Ciancio, l'anno scorso, nell'ambito di un nuovo procedimento era stato rinviato a giudizio per concorso esterno. La procura etnea aveva avviato l'indagine nel 2007, ma nel 2012 ne aveva chiesto l'archiviazione; richiesta bocciata dal gup Luigi Barone che aveva disposto la trasmissione degli atti ai pm per l'imputazione coatta. Successivamente era stato chiesto il rinvio a giudizio dell'editore e in abbreviato Ciancio era stato assolto su sentenza del Gup Bernabo' Distefano nel dicembre del 2015. Una decisione che aveva sollevato parecchie polemiche - con il presidente dell'ufficio gip di Catania Nunzio Sarpietro che aveva preso le distanze dalla sentenza - visto che nelle sue motivazioni Distefano aveva demolito il reato di concorso esterno definito come "una figura che si potrebbe definire quasi idealizzata nell'ambito di un illecito penale cosi grave per la collettivita". Il giudizio del Gup era poi stato ribaltato dalla Cassazione che ha accolto l'appello della procura contro il proscioglimento di Ciancio.
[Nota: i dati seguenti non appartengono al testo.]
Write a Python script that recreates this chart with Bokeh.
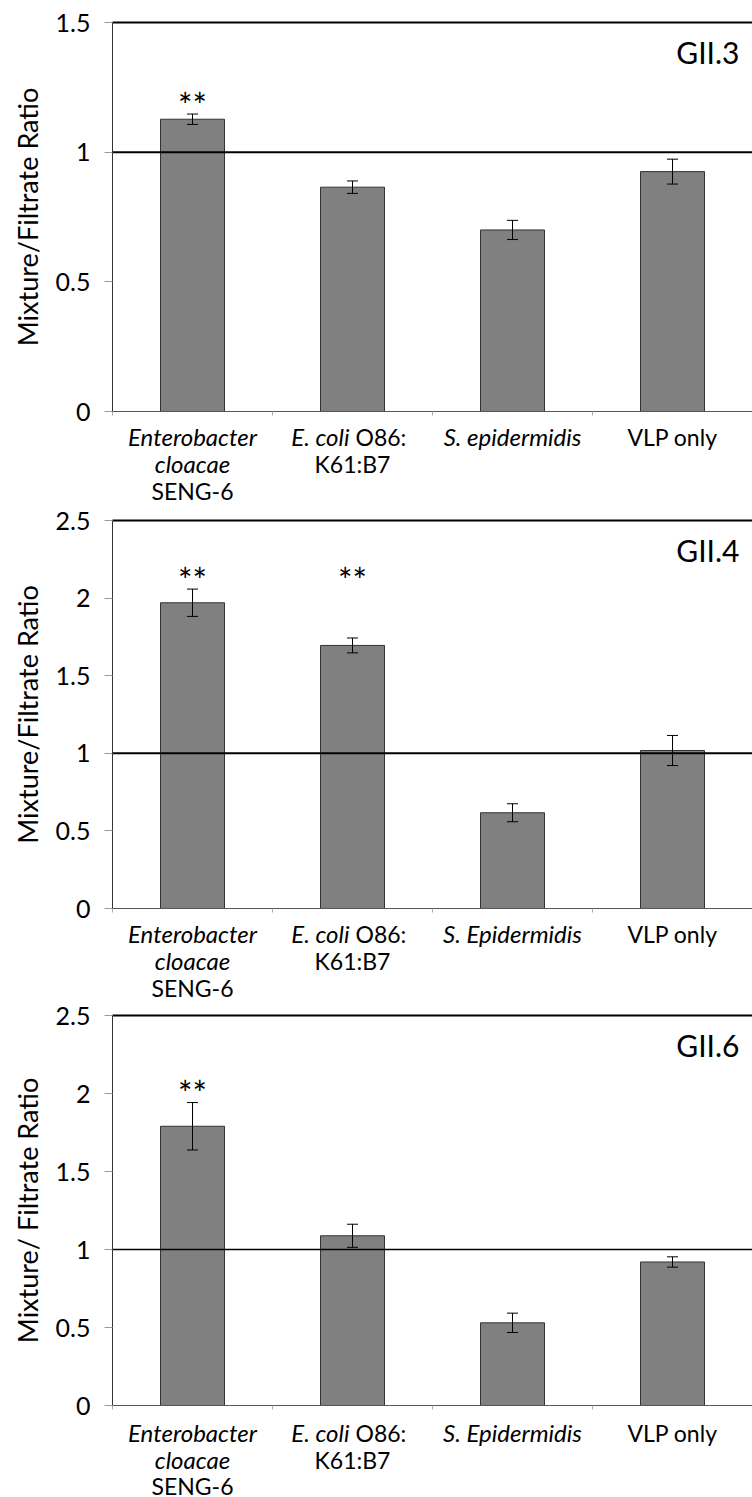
from bokeh.plotting import figure
from bokeh.models import (ColumnDataSource, Whisker, TeeHead, Span,
                          LinearAxis, FixedTicker, Range1d, NumeralTickFormatter)
from bokeh.layouts import column
from bokeh.embed import file_html
from bokeh.resources import INLINE
from bokeh.core.properties import value

FONT = "Lato"

# Strains tested (one bar each)
strains = ["Enterobacter cloacae SENG-6", "E. coli O86:K61:B7",
           "S. epidermidis", "VLP only"]

# Category labels, line by line, as (text, font style) runs
labels_gii3 = [
    [[("Enterobacter", "italic")], [("cloacae", "italic")], [("SENG-6", "normal")]],
    [[("E. coli", "italic"), ("O86:", "normal")], [("K61:B7", "normal")]],
    [[("S. epidermidis", "italic")]],
    [[("VLP only", "normal")]],
]
labels_gii46 = [
    [[("Enterobacter", "italic")], [("cloacae", "italic")], [("SENG-6", "normal")]],
    [[("E. coli", "italic"), ("O86:", "normal")], [("K61:B7", "normal")]],
    [[("S. Epidermidis", "italic")]],
    [[("VLP only", "normal")]],
]

# Mixture/filtrate ratios (mean, error) and significance marks
gii3_mean = [1.127, 0.865, 0.700, 0.925]
gii3_err = [0.020, 0.024, 0.037, 0.048]
gii3_sig = ["**", "", "", ""]

gii4_mean = [1.970, 1.695, 0.617, 1.018]
gii4_err = [0.088, 0.048, 0.058, 0.097]
gii4_sig = ["**", "**", "", ""]

gii6_mean = [1.790, 1.088, 0.530, 0.920]
gii6_err = [0.152, 0.074, 0.062, 0.033]
gii6_sig = ["**", "", "", ""]

y_ticks_15 = [0, 0.5, 1, 1.5]
y_ticks_25 = [0, 0.5, 1, 1.5, 2, 2.5]

CHART_BOTTOM = 16  # room under the frame for the boundary ticks
LABEL_SIZE = {"normal": "23px", "italic": "24px"}


def chart(tag, ylabel, mean, err, sig, yticks, height, top, left, ref_width=2):
    n = len(mean)
    ymax = yticks[-1]
    p = figure(width=752, height=height, x_range=Range1d(0, n),
               y_range=Range1d(0, ymax), output_backend="svg",
               toolbar_location=None, min_border_left=left,
               min_border_right=0, min_border_top=top,
               min_border_bottom=CHART_BOTTOM)
    p.outline_line_color = None
    p.grid.visible = False
    p.background_fill_color = "white"
    p.border_fill_color = "white"

    xs = [i + 0.5 for i in range(n)]
    upper = [m + e for m, e in zip(mean, err)]
    lower = [m - e for m, e in zip(mean, err)]
    src = ColumnDataSource(dict(x=xs, mean=mean, upper=upper, lower=lower))
    p.vbar(x="x", top="mean", bottom=0, width=0.4, source=src,
           fill_color="#808080", line_color="#333333", line_width=1)

    p.add_layout(Whisker(base="x", upper="upper", lower="lower", source=src,
                         line_color="black", line_width=1, level="overlay",
                         upper_head=TeeHead(size=11, line_color="black", line_width=1),
                         lower_head=TeeHead(size=11, line_color="black", line_width=1)))

    p.add_layout(Span(location=1, dimension="width", line_color="black",
                      line_width=ref_width))

    # significance marks, all on one level above the tallest marked error bar
    marked = [i for i, s in enumerate(sig) if s]
    if marked:
        level = max(upper[i] for i in marked)
        p.text(x=[xs[i] for i in marked], y=[level] * len(marked),
               text=[sig[i] for i in marked], y_offset=-10,
               text_align="center", text_baseline="middle",
               text_font=value(FONT), text_font_size="34px", text_color="black")

    # genotype tag, top right
    p.text(x=[n], y=[ymax], text=[tag], x_offset=-13, y_offset=29,
           text_align="right", text_baseline="middle",
           text_font=value(FONT), text_font_size="30px", text_color="black")

    # left axis
    ya = p.yaxis[0]
    ya.ticker = FixedTicker(ticks=yticks)
    ya.formatter = NumeralTickFormatter(format="0.[0]")
    ya.axis_line_color = "#333333"
    ya.axis_line_width = 1
    ya.major_tick_line_color = "#999999"
    ya.major_tick_out = 8
    ya.major_tick_in = 0
    ya.minor_tick_line_color = None
    ya.major_label_text_font = FONT
    ya.major_label_text_font_size = "25px"
    ya.major_label_text_color = "black"
    ya.major_label_standoff = 14
    ya.axis_label = ylabel
    ya.axis_label_text_font = FONT
    ya.axis_label_text_font_size = "27px"
    ya.axis_label_text_font_style = "normal"
    ya.axis_label_text_color = "black"
    ya.axis_label_standoff = 9

    # bottom axis: category boundaries as short ticks, no labels
    xa = p.xaxis[0]
    xa.ticker = FixedTicker(ticks=[], minor_ticks=list(range(n + 1)))
    xa.axis_line_color = "#555555"
    xa.major_tick_line_color = None
    xa.minor_tick_line_color = "#aaaaaa"
    xa.minor_tick_out = 4
    xa.minor_tick_in = 0
    xa.major_label_standoff = 0

    # top border line
    top_axis = LinearAxis(ticker=FixedTicker(ticks=[]), axis_line_width=2,
                          axis_line_color="black", major_tick_line_color=None,
                          minor_tick_line_color=None, major_label_standoff=0)
    p.add_layout(top_axis, "above")
    return p


def label_strip(labels, height, left, centres):
    """Category names under a chart; y is pixels below the chart's zero line."""
    n = len(labels)
    q = figure(width=752, height=height, x_range=Range1d(0, n),
               y_range=Range1d(-(CHART_BOTTOM + height), -CHART_BOTTOM),
               output_backend="svg", toolbar_location=None,
               x_axis_location=None, y_axis_location=None,
               min_border_left=left, min_border_right=0,
               min_border_top=0, min_border_bottom=0)
    q.outline_line_color = None
    q.grid.visible = False
    q.background_fill_color = "white"
    q.border_fill_color = "white"
    for i, lines in enumerate(labels):
        c = i + 0.5
        for k, runs in enumerate(lines):
            y = -centres[k]
            if len(runs) == 1:
                t, st = runs[0]
                q.text(x=[c], y=[y], text=[t], text_align="center",
                       text_baseline="middle", text_font=value(FONT),
                       text_font_style=st, text_font_size=LABEL_SIZE[st],
                       text_color="black")
            else:
                (t1, s1), (t2, s2) = runs
                q.text(x=[c], y=[y], text=[t1], x_offset=-3,
                       text_align="right", text_baseline="middle",
                       text_font=value(FONT), text_font_style=s1,
                       text_font_size=LABEL_SIZE[s1], text_color="black")
                q.text(x=[c], y=[y], text=[t2], x_offset=3,
                       text_align="left", text_baseline="middle",
                       text_font=value(FONT), text_font_style=s2,
                       text_font_size=LABEL_SIZE[s2], text_color="black")
    return q


c1 = chart("GII.3", "Mixture/Filtrate Ratio", gii3_mean, gii3_err, gii3_sig,
           y_ticks_15, height=427, top=22, left=109)
l1 = label_strip(labels_gii3, 75, 109, [25, 52, 79])

c2 = chart("GII.4", "Mixture/Filtrate Ratio", gii4_mean, gii4_err, gii4_sig,
           y_ticks_25, height=422, top=18, left=106)
l2 = label_strip(labels_gii46, 77, 106, [25, 52, 79])

c3 = chart("GII.6", "Mixture/ Filtrate Ratio", gii6_mean, gii6_err, gii6_sig,
           y_ticks_25, height=420, top=14, left=112, ref_width=1.5)
l3 = label_strip(labels_gii46, 76, 112, [27, 54, 80])

layout = column(c1, l1, c2, l2, c3, l3, spacing=0)

with open("out.html", "w") as f:
    f.write(file_html(layout, INLINE))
Nel 2017 nuovo rinvio a giudizio da parte di un altro Gup: il processo e' iniziato recentemente. Hanno seguito un iter parallelo i provvedimenti che hanno riguardato le misure di prevenzione, iniziate nel 2015 e conclusasi con la decisione di oggi da parte del tribunale. Il provvedimento nei confronti dell'editore "diventi occasione per ribaltare la storia opaca di quel giornale e della sua direzione", sollecita Claudio Fava, presidente della Commissione regionale antimafia", "si affidi la testata ai giornalisti siciliani che in questi anni hanno cercato e raccontato le verita' sulle collusioni e le protezioni del potere mafioso al prezzo della propria emarginazione professionale, del rischio, della solitudine". "Togliere non basta - prosegue il parlamentare - occorre restituire ai siciliani il diritto a un'informazione libera, autonoma, coraggiosa".
La Federazione nazionale della Stampa italiana, l'Associazione siciliana della Stampa, l'Associazione della Stampa di Puglia e l'Associazione della Stampa di Basilicata auspicano che la situazione "venga chiarita e si risolva in tempi brevi e che, nel frattempo, l'attivita' di gestione dei commissari giudiziari nominati per garantire la continuita' delle aziende non pregiudichi l'autonomia delle testate e il regolare svolgimento delle attivita' redazionali, assicurando la piena operativita' anche sotto il profilo del rispetto dei diritti e delle prerogative dei giornalisti e degli altri lavoratori".